Here, in the absence of any statutory guides, simple justice requires that since the plaintiff in his petition voluntarily makes an issue of his earnings during 1954 and ensuing years, he is deemed, by operation of law, to have waived any privilege which he may conceivably have under Federal Regulation 458.204.
Before concluding this opinion it is relevant to record those cases which have been found which have passed on the question of the right to order a taxpayer to secure a copy of his original tax returns in a case in which he is a party.
O'Connell v.
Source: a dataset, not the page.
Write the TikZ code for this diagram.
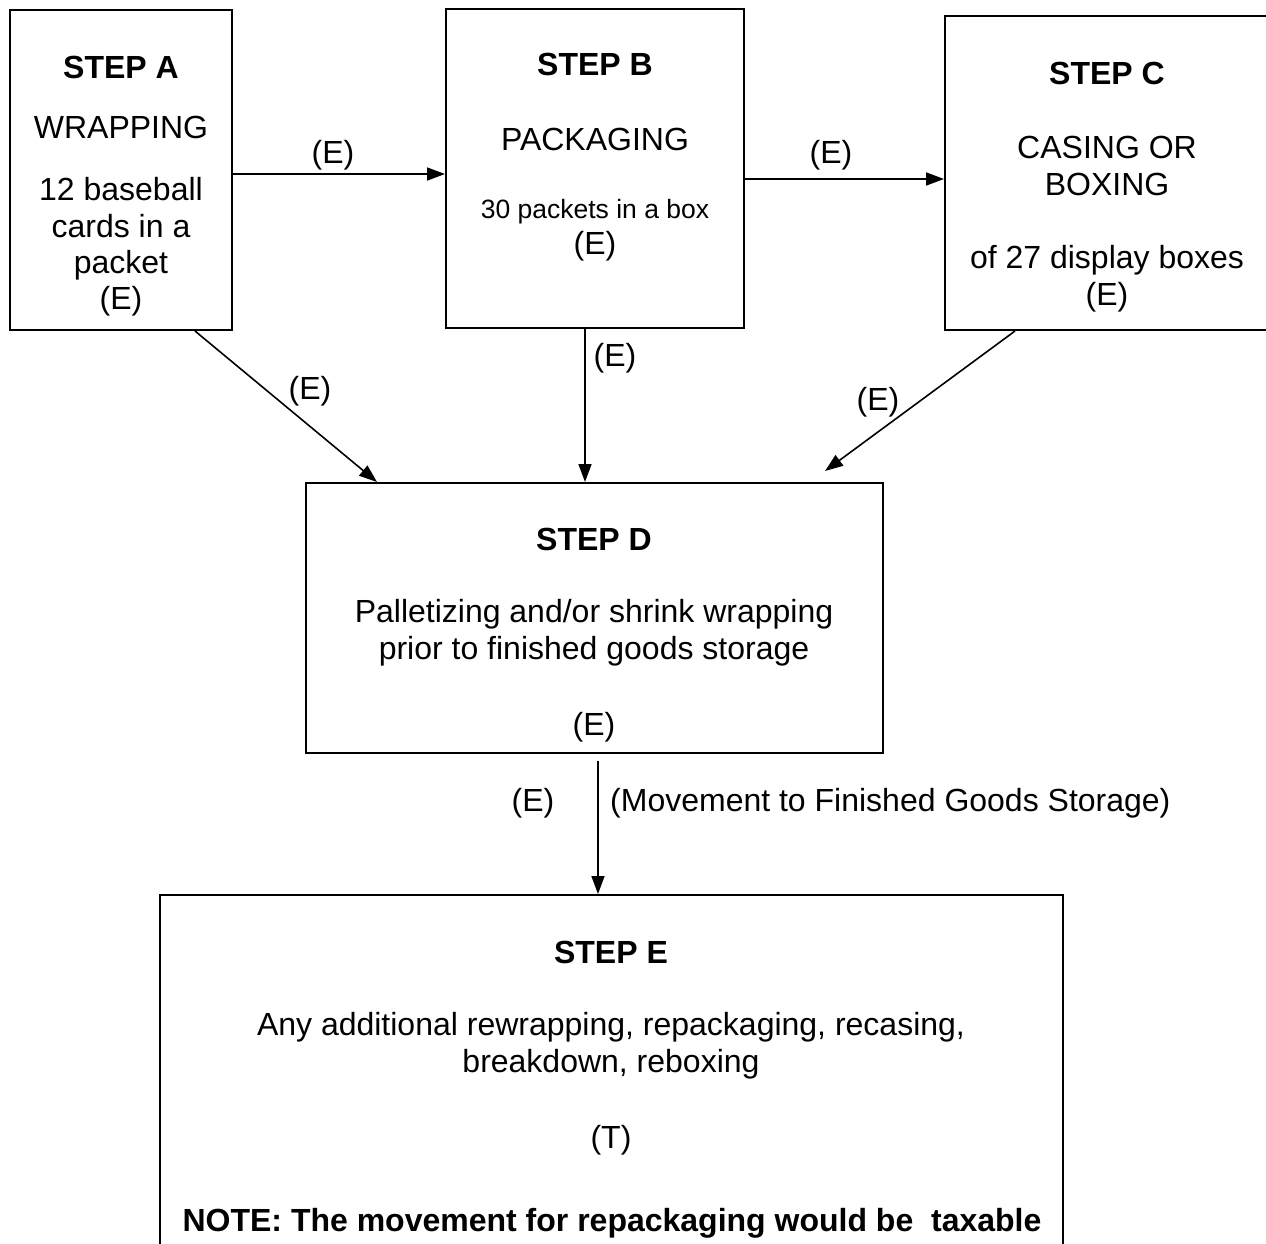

Olsen & Ugelstadt (N. D., Ohio, 1949), 10 F. R. D., 142; Loew's Inc., v. Martin (N. D. Ohio, 1950), 10 F. R. D., 143; United Motion Theatre Co., v. Eland, 199 F. (2d), 371 (a memorandum per curiam by CA 6, 1952); Austin v. Aluminum Co. of America, (E. D., Tenn., 1954), 15 F. R. D., 490; Maddox v. Wright (D. D. C., 1952), 103 F. Supp., 401; Viola Jones v. The City Yellow Cab Co. (N. D., Ohio, June 10, 1958); Ross v. Keilson Cigar Co., 33 O. O. 412.
Those cases which have granted an order of production are:
Connecticut Importing Co., v. Continental Distilling Corporation (D. C. Conn., 1940), 1 F. R. D., 190; Reeves v. Penna. R. Co. (D. C. Del. 1948), 80 F. Supp., 107; The Sultana, (W. D., N. Y., 1948), 77 F. Supp., 287; Connor v. Gilmore (Superior Ct. Delaware 1950), 42 A. F. T. R. 1090, 50-1 U. S. T. C. Para. 9136; Paramount Film Distributing Corp. v. Ram (E. D., S. Car., 1950), 91 F. Supp., 778; Nola Electric v. Reilly (S. D. N. Y., 1950), 11 F. R. D., 103; Volk v. Paramount Pictures (D. C., Minn., 1950), 19 F. R. D., 103; Mullen v. Mullen (D. Alaska, 1953), 14 F. R. D., 142; Tollefsen v Phillips, (D. C. Mass., 1954), 16 F. R. D., 348; Konczakowski v. Paramount Pictures (S. D. N. Y., 1956), 19 F. R. D., 361; Karlsson v. Wolfson, (D. C., Minn., 1956), 18 F. R. D., 474; See also Federal Practice and Procedure, Barron & Holtzoff, Section 798 (1957 Pocket Part); Kingsley v. Delaware, Lackawanna & Western R. Co (S. D., N. Y., 1957), 20 F. R. D., 156; Rubenstein v. Kleven (D. C., Mass., 1957), 25 Federal Rules Service, Page 34.42-1; Currier v. Allied New Hampshire Gas Co. (N. H., S. Ct., 1957), 137 A (2nd), 405.
Thus it is evident that the ruling arrived at by this Court on the puzzling public question here considered is the same result reached by a clear and growing majority of courts across the land.
Condensing the ruling,
(1) It is determined that copies of the plaintiff’s federal income tax returns for 1954 and ensuing years are within the plaintiff’s possession and power, pertinent to the issues of this case, and not privileged against disclosure in - this judicial proceeding;
(2) The plaintiff therefore is directed to produce for inspection and copying his retained copies, if complete and correct duplicates of his original returns, otherwise he is directed to secure certified copies of the original returns at defendant’s expense. However he may block out or delete those portions of his returns which accord with the limitations of the pretrial order.
Defendant’s motion for production, as limited in the pretrial order, is granted. Exceptions to the plaintiff.